▸ **Goal**: Go through the data below. List every line that holds the word "this".

▸ **Records for the exercise**:
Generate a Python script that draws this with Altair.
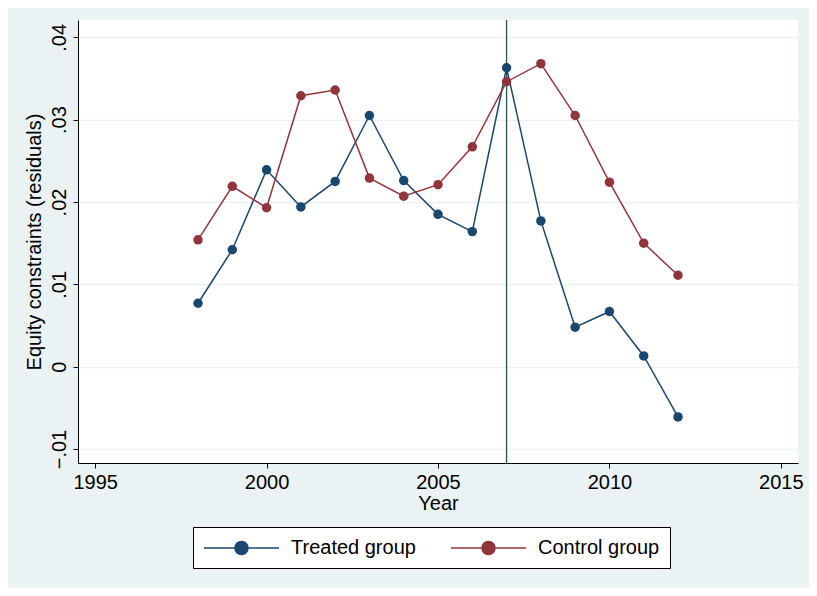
import altair as alt
import pandas as pd

years = list(range(1998, 2013))
treated = [.0077, .0142, .0239, .0194, .0225, .0305, .0226, .0185, .0164, .0363, .0177, .0048, .0067, .0013, -.0061]
control = [.0154, .0219, .0193, .0329, .0336, .0229, .0207, .0221, .0267, .0346, .0368, .0305, .0224, .0150, .0111]
groups = ["Treated group", "Control group"]
colors = ["#1a476f", "#90353b"]
event_year = [2007]

df = pd.DataFrame({
    "Year": years * 2,
    "value": treated + control,
    "group": [groups[0]] * len(years) + [groups[1]] * len(years),
})

FS = 20
x = alt.X("Year:Q", scale=alt.Scale(domain=[1994.5, 2015.5], nice=False, zero=False),
          axis=alt.Axis(values=[1995, 2000, 2005, 2010, 2015], format="d", grid=False,
                        title="Year", titleFontSize=FS, titleFontWeight="normal", labelFontSize=FS,
                        labelPadding=4, titlePadding=1, domainColor="black", tickColor="black",
                        labelColor="black", titleColor="black"))
y = alt.Y("value:Q", scale=alt.Scale(domain=[-0.0117, 0.0421], nice=False, zero=False),
          axis=alt.Axis(values=[-0.01, 0, 0.01, 0.02, 0.03, 0.04], grid=True, gridColor="#EAF2F3", gridWidth=1.5,
                        labelExpr="datum.value == 0 ? '0' : replace(format(datum.value, '.2f'), '0.', '.')",
                        labelAngle=270, labelAlign="center", labelBaseline="bottom", labelPadding=4,
                        title="Equity constraints (residuals)", titleFontSize=FS, titleFontWeight="normal",
                        labelFontSize=FS, titlePadding=5, domainColor="black", tickColor="black",
                        labelColor="black", titleColor="black"))
color = alt.Color("group:N", scale=alt.Scale(domain=groups, range=colors),
                  legend=alt.Legend(title=None, orient="none", legendX=115, legendY=507, direction="horizontal",
                                    columns=2, labelFontSize=FS, labelColor="black", strokeColor="black",
                                    fillColor="white", padding=10, columnPadding=32,
                                    symbolType="M-1,0H6.5M3.4,0A0.65,0.65 0 1 1 2.1,0A0.65,0.65 0 1 1 3.4,0Z",
                                    symbolSize=400, symbolStrokeWidth=1.5, labelOffset=66))

base = alt.Chart(df)
lines = base.mark_line(strokeWidth=1.5).encode(x=x, y=y, color=color)
pts = base.mark_point(filled=True, size=90, opacity=1).encode(x=x, y=y, color=color)
vline = alt.Chart(pd.DataFrame({"Year": event_year})).mark_rule(color="#1f5c4f", strokeWidth=1.3).encode(x="Year:Q")

chart = alt.layer(vline, lines, pts).properties(
    width=720, height=443,
    autosize=alt.AutoSizeParams(type="none"),
    padding={"left": 70, "top": 12, "right": 11, "bottom": 125},
    background="#EAF2F3",
    view=alt.ViewBackground(fill="white", stroke=None),
).configure(font="Liberation Sans")

chart.save("out.html", embed_options={"renderer": "svg", "actions": False})
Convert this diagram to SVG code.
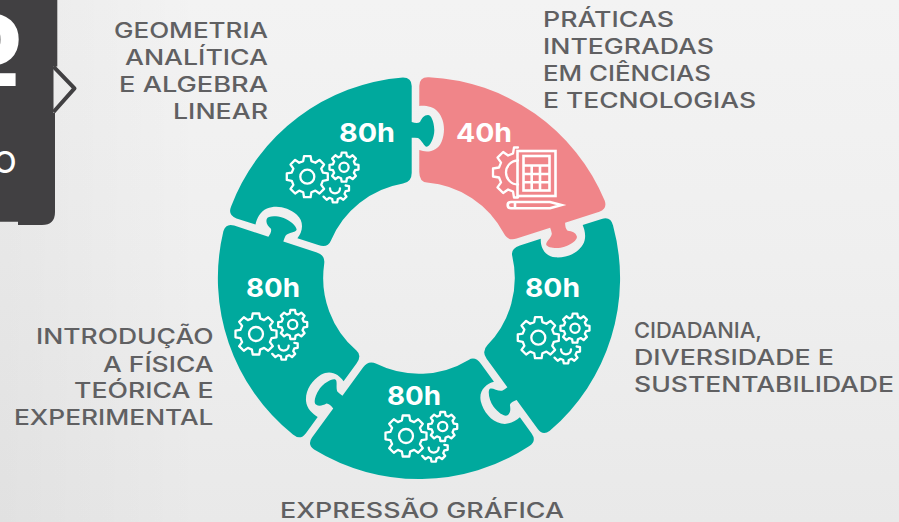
<svg xmlns="http://www.w3.org/2000/svg" width="899" height="522" viewBox="0 0 899 522">
<style>
.lbl{font-family:"Inter","Liberation Sans",sans-serif;font-size:21px;font-weight:500;fill:#606062}
.hrs{font-family:"Inter","Liberation Sans",sans-serif;font-size:26px;font-weight:700;fill:#fff}
.ln{fill:none;stroke:#fff;stroke-width:2.3;stroke-linejoin:round;stroke-linecap:round;vector-effect:non-scaling-stroke}
.ln2{fill:none;stroke:#fff;stroke-width:2.6;stroke-linejoin:miter}
.teal{fill:#00a99d}
.pink{fill:#f08589}
</style>
<defs>
<linearGradient id="bg" x1="0" y1="0" x2="0" y2="1">
<stop offset="0" stop-color="#f3f3f3"/><stop offset="0.5" stop-color="#efefef"/><stop offset="1" stop-color="#e9e9e9"/>
</linearGradient>
<linearGradient id="shade" x1="0" y1="0" x2="1" y2="0">
<stop offset="0" stop-color="#000" stop-opacity=".035"/><stop offset="1" stop-color="#000" stop-opacity="0"/>
</linearGradient>
<path id="piece" d="M231.1 206.5A201 201 0 0 1 403 77.5Q411.7 77.5 411.7 86L411.7 122C415 123 418 123.5 420 122C422 118 424 115 428 115C431 115 434 121 434.3 130C434.5 137 430 146.7 426.7 146.7C424 146.7 422 140 418 138C416 137.7 414 137.7 411.7 137.7L411.7 173Q411.7 182 403 183.5A96 96 0 0 0 330.7 240.9Q327.8 248 318.3 245L297.4 238.2C302.6 231.8 304.7 222 296.6 214.6C288.4 207.7 276.8 204.5 267 208.6C259.8 211.6 256.8 219 255.5 224.6L236.5 218.4Q227.5 215.4 231.1 206.5Z"/>
<polygon id="gearBig" class="ln" transform="scale(.205)" points="-20,-76 -16,-100 16,-100 20,-76 39.6,-67.9 59.4,-82 82,-59.4 67.9,-39.6 76,-20 100,-16 100,16 76,20 67.9,39.6 82,59.4 59.4,82 39.6,67.9 20,76 16,100 -16,100 -20,76 -39.6,67.9 -59.4,82 -82,59.4 -67.9,39.6 -76,20 -100,16 -100,-16 -76,-20 -67.9,-39.6 -82,-59.4 -59.4,-82 -39.6,-67.9"/>
<polygon id="gearSmall" class="ln" transform="translate(36.7 -9.5) scale(.145)" points="-20,-76 -16,-100 16,-100 20,-76 39.6,-67.9 59.4,-82 82,-59.4 67.9,-39.6 76,-20 100,-16 100,16 76,20 67.9,39.6 82,59.4 59.4,82 39.6,67.9 20,76 16,100 -16,100 -20,76 -39.6,67.9 -59.4,82 -82,59.4 -67.9,39.6 -76,20 -100,16 -100,-16 -76,-20 -67.9,-39.6 -82,-59.4 -59.4,-82 -39.6,-67.9"/>
<g id="gears">
<use href="#gearBig"/>
<circle r="7" class="ln"/>
<use href="#gearSmall"/>
<circle cx="36.7" cy="-9.5" r="4.6" class="ln"/>
<polyline class="ln" transform="translate(27.7 11.6) scale(.14)" points="76,-20 100,-16 100,16 76,20 67.9,39.6 82,59.4 59.4,82 39.6,67.9 20,76 16,100 -16,100 -20,76 -39.6,67.9 -59.4,82 -82,59.4"/>
<path class="ln" d="M22.7 11.6A5 5 0 0 0 32.7 11.6"/>
</g>
</defs>
<rect id="background" width="899" height="522" fill="url(#bg)"/>
<rect width="200" height="522" fill="url(#shade)"/>
<g id="panel">
<path fill="#414042" d="M0 0H57.3V66.5L53.5 66.5V113H55V212Q55 225 42 225H18V221.7H0Z"/>
<path fill="none" stroke="#414042" stroke-width="4" stroke-linejoin="round" d="M53.5 66.7L74.5 88.3L53.5 112"/>
<text x="26" y="110" text-anchor="end" font-family="'DejaVu Sans',sans-serif" font-weight="700" font-size="130" fill="#fff">º</text>
<text x="16.5" y="173" text-anchor="end" font-family="Inter,'Liberation Sans',sans-serif" font-weight="500" font-size="30" fill="#fff">O</text>
</g>
<g id="connectors"/>
<g id="node-geometria">
<use href="#piece" class="teal"/>
<text class="hrs" x="339" y="142" textLength="56" lengthAdjust="spacingAndGlyphs">80h</text>
<use href="#gears" transform="translate(307.3 176.7)"/>
<g class="lbl">
<text x="114" y="38" textLength="154" lengthAdjust="spacingAndGlyphs">GEOMETRIA</text>
<text x="125" y="65" textLength="143" lengthAdjust="spacingAndGlyphs">ANALÍTICA</text>
<text x="119" y="92" textLength="149" lengthAdjust="spacingAndGlyphs">E ALGEBRA</text>
<text x="173" y="119" textLength="95" lengthAdjust="spacingAndGlyphs">LINEAR</text>
</g>
</g>
<g id="node-praticas">
<use href="#piece" class="pink" transform="rotate(72 419 278)"/>
<text class="hrs" x="456" y="142" textLength="56" lengthAdjust="spacingAndGlyphs">40h</text>
<polyline class="ln" transform="translate(518 172.5) scale(.25)" points="0,100 -16,100 -20,76 -39.6,67.9 -59.4,82 -82,59.4 -67.9,39.6 -76,20 -100,16 -100,-16 -76,-20 -67.9,-39.6 -82,-59.4 -59.4,-82 -39.6,-67.9 -20,-76 -16,-100 0,-100"/>
<path class="ln" d="M518 160.5A12 12 0 0 0 518 184.5"/>
<rect class="ln2" x="517.5" y="151" width="38" height="45"/>
<rect class="ln2" x="523.5" y="156" width="26" height="34.5"/>
<path class="ln2" d="M523.5 165.5H549.5M523.5 174H549.5M523.5 182.3H549.5M531.7 165.5V190.5M540 165.5V190.5"/>
<path class="ln2" d="M511 202H550L561.5 205L550 208.3H511Q507.7 208.3 507.7 205Q507.7 202 511 202ZM515 202V208.3"/>
<g class="lbl">
<text x="543" y="27" textLength="131" lengthAdjust="spacingAndGlyphs">PRÁTICAS</text>
<text x="543" y="54" textLength="171" lengthAdjust="spacingAndGlyphs">INTEGRADAS</text>
<text x="543" y="81" textLength="168" lengthAdjust="spacingAndGlyphs">EM CIÊNCIAS</text>
<text x="543" y="108" textLength="213" lengthAdjust="spacingAndGlyphs">E TECNOLOGIAS</text>
</g>
</g>
<g id="node-cidadania">
<use href="#piece" class="teal" transform="rotate(144 419 278)"/>
<text class="hrs" x="525" y="297" textLength="55" lengthAdjust="spacingAndGlyphs">80h</text>
<use href="#gears" transform="translate(538.3 337.7)"/>
<g class="lbl">
<text x="634" y="338" textLength="128" lengthAdjust="spacingAndGlyphs">CIDADANIA,</text>
<text x="634" y="365" textLength="200" lengthAdjust="spacingAndGlyphs">DIVERSIDADE E</text>
<text x="634" y="392" textLength="260" lengthAdjust="spacingAndGlyphs">SUSTENTABILIDADE</text>
</g>
</g>
<g id="node-expressao">
<use href="#piece" class="teal" transform="rotate(216 419 278)"/>
<text class="hrs" x="387" y="405" textLength="54" lengthAdjust="spacingAndGlyphs">80h</text>
<use href="#gears" transform="translate(406 436)"/>
<text class="lbl" x="280" y="518" textLength="284" lengthAdjust="spacingAndGlyphs">EXPRESSÃO GRÁFICA</text>
</g>
<g id="node-introducao">
<use href="#piece" class="teal" transform="rotate(288 419 278)"/>
<text class="hrs" x="246" y="297" textLength="54" lengthAdjust="spacingAndGlyphs">80h</text>
<use href="#gears" transform="translate(256 334)"/>
<g class="lbl">
<text x="36" y="344" textLength="177.5" lengthAdjust="spacingAndGlyphs">INTRODUÇÃO</text>
<text x="103" y="371.5" textLength="110.5" lengthAdjust="spacingAndGlyphs">A FÍSICA</text>
<text x="74" y="398" textLength="139.5" lengthAdjust="spacingAndGlyphs">TEÓRICA E</text>
<text x="14" y="425" textLength="199.5" lengthAdjust="spacingAndGlyphs">EXPERIMENTAL</text>
</g>
</g>
</svg>
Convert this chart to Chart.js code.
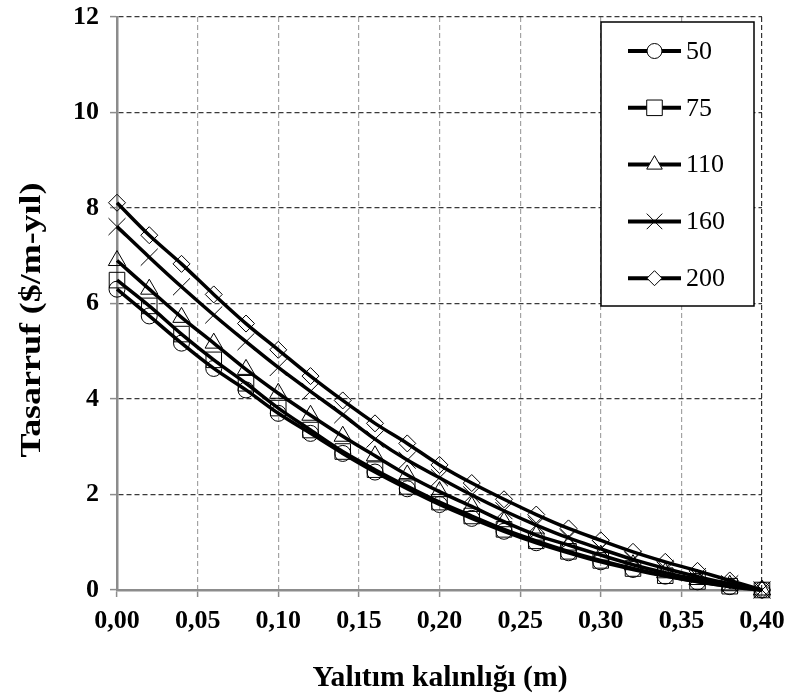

▸ **Finished exercise**:
Generate a Python script that draws this with Altair.
Convert this diagram to SVG code.
Convert this chart to Chart.js code.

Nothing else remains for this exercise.